# START OF Collected material
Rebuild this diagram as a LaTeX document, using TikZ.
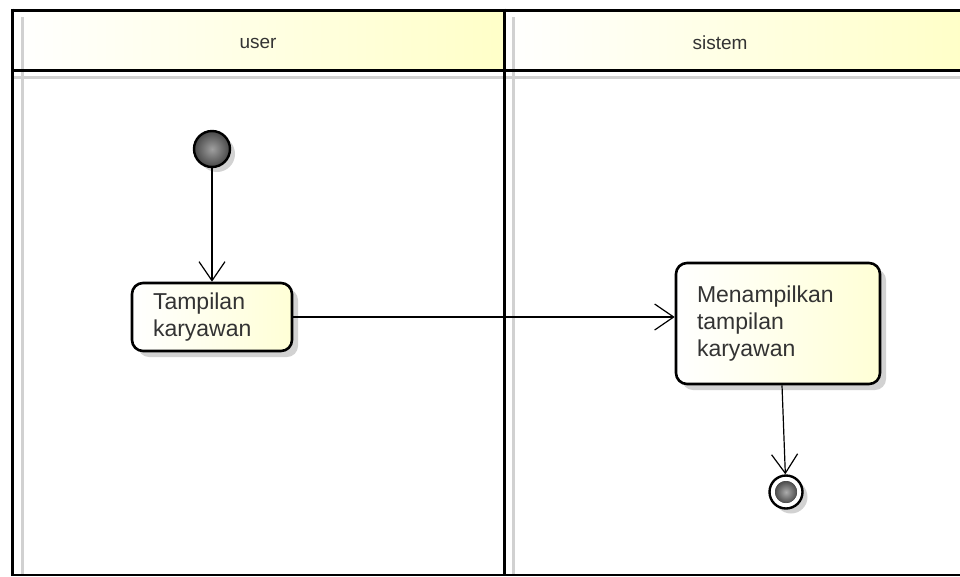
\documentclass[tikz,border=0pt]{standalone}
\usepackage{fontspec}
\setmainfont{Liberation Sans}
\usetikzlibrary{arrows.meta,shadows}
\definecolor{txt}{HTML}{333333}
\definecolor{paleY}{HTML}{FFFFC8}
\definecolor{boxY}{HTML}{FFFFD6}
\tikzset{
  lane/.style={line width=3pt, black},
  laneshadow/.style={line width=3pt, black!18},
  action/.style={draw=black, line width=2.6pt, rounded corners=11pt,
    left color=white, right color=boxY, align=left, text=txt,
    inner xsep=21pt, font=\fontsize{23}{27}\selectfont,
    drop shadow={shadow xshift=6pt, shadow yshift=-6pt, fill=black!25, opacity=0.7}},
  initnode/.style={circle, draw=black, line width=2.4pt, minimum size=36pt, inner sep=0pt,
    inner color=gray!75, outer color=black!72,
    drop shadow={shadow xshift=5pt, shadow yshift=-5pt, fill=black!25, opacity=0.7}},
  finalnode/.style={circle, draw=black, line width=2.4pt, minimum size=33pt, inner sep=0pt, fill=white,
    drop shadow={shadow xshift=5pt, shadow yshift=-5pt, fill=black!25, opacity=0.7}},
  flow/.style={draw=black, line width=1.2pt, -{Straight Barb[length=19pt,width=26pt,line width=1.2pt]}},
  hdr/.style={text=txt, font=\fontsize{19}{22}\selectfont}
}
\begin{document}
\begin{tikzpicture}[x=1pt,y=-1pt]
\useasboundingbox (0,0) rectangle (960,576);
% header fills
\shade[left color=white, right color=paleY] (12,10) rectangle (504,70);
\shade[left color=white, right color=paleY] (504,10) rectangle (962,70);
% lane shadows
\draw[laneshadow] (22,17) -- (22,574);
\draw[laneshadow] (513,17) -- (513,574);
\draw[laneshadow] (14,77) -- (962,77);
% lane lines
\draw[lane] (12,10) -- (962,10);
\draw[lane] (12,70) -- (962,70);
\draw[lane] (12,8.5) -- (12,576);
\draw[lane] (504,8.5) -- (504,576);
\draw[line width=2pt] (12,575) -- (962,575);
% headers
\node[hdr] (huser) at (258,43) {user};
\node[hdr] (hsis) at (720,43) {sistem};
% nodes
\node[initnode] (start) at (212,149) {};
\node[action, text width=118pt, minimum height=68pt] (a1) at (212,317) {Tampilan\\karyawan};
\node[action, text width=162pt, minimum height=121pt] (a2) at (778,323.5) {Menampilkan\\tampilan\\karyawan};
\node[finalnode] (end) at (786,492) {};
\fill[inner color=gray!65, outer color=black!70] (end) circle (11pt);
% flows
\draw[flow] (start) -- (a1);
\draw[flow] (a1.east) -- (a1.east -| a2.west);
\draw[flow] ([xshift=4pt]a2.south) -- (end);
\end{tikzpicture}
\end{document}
# END OF Collected material
What the task requires: Except for the pictures, give all the material above again verbatim.

Right answer:
Rebuild this diagram as a LaTeX document, using TikZ.
\documentclass[tikz,border=0pt]{standalone}
\usepackage{fontspec}
\setmainfont{Liberation Sans}
\usetikzlibrary{arrows.meta,shadows}
\definecolor{txt}{HTML}{333333}
\definecolor{paleY}{HTML}{FFFFC8}
\definecolor{boxY}{HTML}{FFFFD6}
\tikzset{
  lane/.style={line width=3pt, black},
  laneshadow/.style={line width=3pt, black!18},
  action/.style={draw=black, line width=2.6pt, rounded corners=11pt,
    left color=white, right color=boxY, align=left, text=txt,
    inner xsep=21pt, font=\fontsize{23}{27}\selectfont,
    drop shadow={shadow xshift=6pt, shadow yshift=-6pt, fill=black!25, opacity=0.7}},
  initnode/.style={circle, draw=black, line width=2.4pt, minimum size=36pt, inner sep=0pt,
    inner color=gray!75, outer color=black!72,
    drop shadow={shadow xshift=5pt, shadow yshift=-5pt, fill=black!25, opacity=0.7}},
  finalnode/.style={circle, draw=black, line width=2.4pt, minimum size=33pt, inner sep=0pt, fill=white,
    drop shadow={shadow xshift=5pt, shadow yshift=-5pt, fill=black!25, opacity=0.7}},
  flow/.style={draw=black, line width=1.2pt, -{Straight Barb[length=19pt,width=26pt,line width=1.2pt]}},
  hdr/.style={text=txt, font=\fontsize{19}{22}\selectfont}
}
\begin{document}
\begin{tikzpicture}[x=1pt,y=-1pt]
\useasboundingbox (0,0) rectangle (960,576);
% header fills
\shade[left color=white, right color=paleY] (12,10) rectangle (504,70);
\shade[left color=white, right color=paleY] (504,10) rectangle (962,70);
% lane shadows
\draw[laneshadow] (22,17) -- (22,574);
\draw[laneshadow] (513,17) -- (513,574);
\draw[laneshadow] (14,77) -- (962,77);
% lane lines
\draw[lane] (12,10) -- (962,10);
\draw[lane] (12,70) -- (962,70);
\draw[lane] (12,8.5) -- (12,576);
\draw[lane] (504,8.5) -- (504,576);
\draw[line width=2pt] (12,575) -- (962,575);
% headers
\node[hdr] (huser) at (258,43) {user};
\node[hdr] (hsis) at (720,43) {sistem};
% nodes
\node[initnode] (start) at (212,149) {};
\node[action, text width=118pt, minimum height=68pt] (a1) at (212,317) {Tampilan\\karyawan};
\node[action, text width=162pt, minimum height=121pt] (a2) at (778,323.5) {Menampilkan\\tampilan\\karyawan};
\node[finalnode] (end) at (786,492) {};
\fill[inner color=gray!65, outer color=black!70] (end) circle (11pt);
% flows
\draw[flow] (start) -- (a1);
\draw[flow] (a1.east) -- (a1.east -| a2.west);
\draw[flow] ([xshift=4pt]a2.south) -- (end);
\end{tikzpicture}
\end{document}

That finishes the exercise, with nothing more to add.